- Education: Middlebury College Boston College Boston University
- Notable work: The Rights of Women: Reclaiming a Lost Vision

= Erika Bachiochi =

American legal scholar

Erika Bachiochi is an American legal scholar and fellow of the Ethics and Public Policy Center. She currently serves as the director of the Wollstonecraft Project at the Abigail Adams Institute, where she is a senior fellow. Bachiochi is a Catholic feminist who identifies as pro-life. She is the author of The Rights of Women: Reclaiming a Lost Vision, has edited Women, Sex & the Church: A Case for Catholic Teaching and The Cost of Choice: Women Evaluate the Impact of Abortion.

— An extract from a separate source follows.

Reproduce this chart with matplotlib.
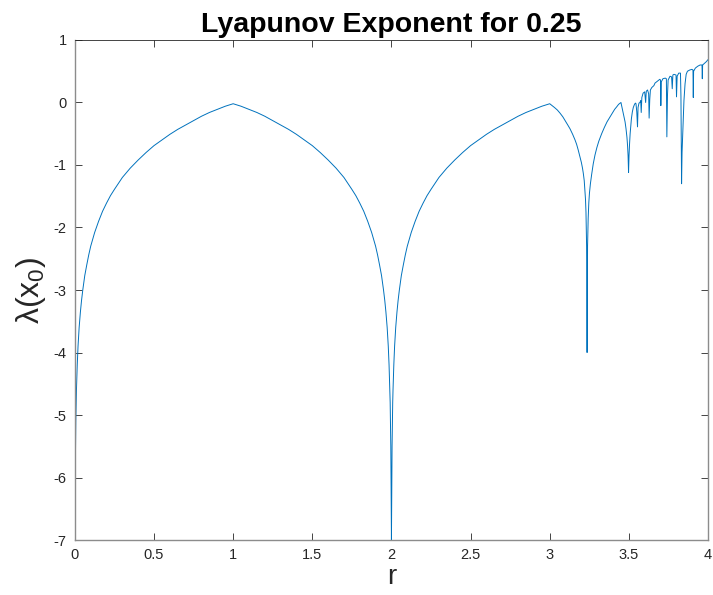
import numpy as np
import matplotlib
matplotlib.use("Agg")
from matplotlib import pyplot as plt

# values
r_low = [0.0005, 0.001, 0.002, 0.003, 0.004, 0.006, 0.008, 0.01, 0.015, 0.02,
         0.027, 0.035, 0.042, 0.05, 0.0625, 0.075, 0.0875, 0.1, 0.125, 0.15,
         0.175, 0.2, 0.225, 0.25, 0.3, 0.35, 0.4, 0.45, 0.5, 0.55, 0.6, 0.65,
         0.7, 0.75, 0.8, 0.85, 0.9, 0.95, 1.0]
lam_low = [-7.0, -6.9, -6.2, -5.8, -5.5, -5.1, -4.8, -4.6, -4.2, -3.9,
           -3.6, -3.35, -3.17, -3.0, -2.77, -2.6, -2.44, -2.3, -2.08, -1.9,
           -1.74, -1.61, -1.49, -1.39, -1.2, -1.05, -0.92, -0.8, -0.69, -0.6, -0.51, -0.43,
           -0.36, -0.29, -0.22, -0.16, -0.11, -0.06, -0.02]

r_mid = [1.05, 1.1, 1.15, 1.2, 1.25, 1.3, 1.35, 1.4, 1.45, 1.5, 1.55, 1.6, 1.65,
         1.7, 1.75, 1.775, 1.8, 1.825, 1.85, 1.875, 1.9, 1.9125, 1.925, 1.9375,
         1.95, 1.958, 1.965, 1.973, 1.98, 1.985, 1.99, 1.992, 1.994, 1.996,
         1.997, 1.998, 2.0,
         2.002, 2.003, 2.004, 2.006, 2.008, 2.01, 2.015, 2.02, 2.027, 2.035,
         2.042, 2.05, 2.0625, 2.075, 2.0875, 2.1, 2.125, 2.15, 2.175, 2.2,
         2.225, 2.25, 2.3, 2.35, 2.4, 2.45, 2.5, 2.55, 2.6, 2.65, 2.7, 2.75,
         2.8, 2.85, 2.9, 2.95, 3.0]
lam_mid = [-0.06, -0.11, -0.16, -0.22, -0.29, -0.36, -0.43, -0.51, -0.6, -0.69,
           -0.8, -0.92, -1.05, -1.2, -1.39, -1.49, -1.61, -1.74, -1.9, -2.08,
           -2.3, -2.44, -2.6, -2.77, -3.0, -3.17, -3.35, -3.6, -3.9, -4.2,
           -4.6, -4.8, -5.1, -5.5, -5.8, -6.2, -7.0,
           -6.2, -5.8, -5.5, -5.1, -4.8, -4.6, -4.2, -3.9, -3.6, -3.35,
           -3.17, -3.0, -2.77, -2.6, -2.44, -2.3, -2.08, -1.9, -1.74, -1.61,
           -1.49, -1.39, -1.2, -1.05, -0.92, -0.8, -0.69, -0.6, -0.51, -0.43,
           -0.36, -0.29, -0.22, -0.16, -0.11, -0.06, -0.02]

r_per = [3.015, 3.03, 3.048, 3.065, 3.083, 3.1, 3.114, 3.128, 3.145, 3.16,
         3.17, 3.18, 3.19, 3.2, 3.207, 3.212, 3.218, 3.222, 3.226, 3.229,
         3.233, 3.236, 3.239, 3.243, 3.247, 3.251, 3.257, 3.265, 3.275, 3.286,
         3.298, 3.31, 3.328, 3.345, 3.362, 3.381, 3.395, 3.41, 3.423, 3.435,
         3.445, 3.45,
         3.456, 3.462, 3.469, 3.476, 3.482, 3.488, 3.492, 3.495, 3.498, 3.501,
         3.504, 3.508, 3.512, 3.516, 3.522, 3.528, 3.534, 3.538, 3.542, 3.545]
lam_per = [-0.05, -0.08, -0.12, -0.17, -0.23, -0.3, -0.36, -0.42, -0.51, -0.6,
           -0.67, -0.76, -0.86, -0.96, -1.05, -1.13, -1.25, -1.4, -1.55, -1.75,
           -2.3, -4.0, -2.3, -1.85, -1.6, -1.45, -1.3, -1.15, -0.98, -0.84,
           -0.72, -0.62, -0.5, -0.4, -0.31, -0.23, -0.17, -0.11, -0.07, -0.03,
           -0.01, 0.0,
           -0.07, -0.14, -0.22, -0.31, -0.42, -0.56, -0.7, -0.85, -1.12, -0.85,
           -0.68, -0.5, -0.37, -0.26, -0.15, -0.08, -0.04, -0.02, -0.01, -0.02]

r_chaos = [3.55, 3.5546, 3.558, 3.564, 3.570, 3.575, 3.578, 3.582, 3.590, 3.600,
           3.606, 3.610, 3.618, 3.625, 3.628, 3.632, 3.636, 3.645, 3.658, 3.665,
           3.68, 3.695, 3.700, 3.702, 3.705, 3.715, 3.73, 3.737, 3.740, 3.744,
           3.748, 3.76, 3.770, 3.774, 3.778, 3.785, 3.798, 3.801, 3.805, 3.815,
           3.826, 3.829, 3.831, 3.833, 3.836, 3.843, 3.848, 3.855, 3.862, 3.87,
           3.885, 3.898, 3.905, 3.907, 3.909, 3.92, 3.935, 3.95, 3.962, 3.964,
           3.966, 3.975, 3.988, 4.0]
lam_chaos = [-0.15, -0.39, -0.08, -0.01, 0.0, 0.03, -0.16, 0.08, 0.15, 0.17,
             0.0, 0.18, 0.2, 0.14, -0.25, 0.05, 0.2, 0.24, 0.27, 0.31,
             0.34, 0.37, 0.36, -0.05, 0.33, 0.38, 0.39, 0.38, -0.55, 0.12,
             0.36, 0.42, 0.41, 0.22, 0.44, 0.45, 0.44, 0.09, 0.42, 0.47,
             0.47, 0.1, -0.5, -1.3, -0.8, -0.3, 0.03, 0.3, 0.45, 0.5,
             0.52, 0.53, 0.52, 0.08, 0.5, 0.55, 0.58, 0.6, 0.6, 0.38,
             0.6, 0.62, 0.65, 0.685]

r = np.array(r_low + r_mid + r_per + r_chaos)
lam = np.array(lam_low + lam_mid + lam_per + lam_chaos)

plt.rcParams['font.family'] = ['Liberation Sans', 'DejaVu Sans']
plt.rcParams['axes.unicode_minus'] = False
plt.rcParams['mathtext.fontset'] = 'custom'
plt.rcParams['mathtext.rm'] = 'Liberation Sans'
plt.rcParams['mathtext.it'] = 'Liberation Sans'

fig = plt.figure(figsize=(7.13, 5.95), dpi=100)
ax = fig.add_axes([0.105, 0.0924, 0.888, 0.8404])

ax.plot(r, lam, color='#0072BD', linewidth=0.7)

ax.set_xlim(0, 4)
ax.set_ylim(-7, 1)
ax.set_xticks(np.arange(0, 4.01, 0.5))
ax.set_xticklabels(['0', '0.5', '1', '1.5', '2', '2.5', '3', '3.5', '4'])
ax.set_yticks(range(-7, 2))

ax.tick_params(direction='in', top=True, right=True, length=5, width=0.6,
               labelsize=10.5, colors='#262626', pad=6)
for side in ['left', 'bottom', 'right']:
    ax.spines[side].set_color('#8c8c8c')
    ax.spines[side].set_linewidth(1.0)
ax.spines['top'].set_color('#262626')
ax.spines['top'].set_linewidth(0.6)

ax.set_title('Lyapunov Exponent for 0.25', fontsize=20.5, fontweight='bold', pad=6)
ax.set_xlabel('r', fontsize=20, color='#262626', labelpad=1)
ax.set_ylabel('λ(x$_0$)', fontsize=23, color='#262626', labelpad=4)

fig.savefig('out.png', dpi=100)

== Early life and education ==
Bachiochi received a B.A. from Middlebury College in 1996, an M.A. in theology as a Bradley Fellow at the Institute for the Study of Politics and Religion at Boston College in 1999, and a J.D. from Boston University School of Law in 2002. She served as a Bradley Fellow at the Institute for Religion and Politics at Boston College, and spent a year as a visiting scholar at Harvard Law School.

== Publications ==
Bachiochi's publications include Embodied Equality: Debunking Equal Protection Arguments for Abortion Rights, published in the Harvard Journal of Law and Public Policy, and A Putative Right in Search of a Constitutional Justification: Understanding Planned Parenthood v Casey's Equality Rationale and How It Undermines Women's Equality, published in the Quinnipiac Law Review.

Her essays have also appeared in publications such as Christian Bioethics (Oxford University), The Atlantic, The New York Times, First Things, CNN.com, National Review Online, National Affairs, Claremont Review of Books, SCOTUSblog, and Public Discourse. She is an occasional contributor to Mirror of Justice, a blog dedicated to the development of Catholic legal theory affiliated with the Program on Church, State & Society at Notre Dame Law School.

Her most recent book, The Rights of Women: Reclaiming a Lost Vision, was published by Notre Dame University Press in 2021.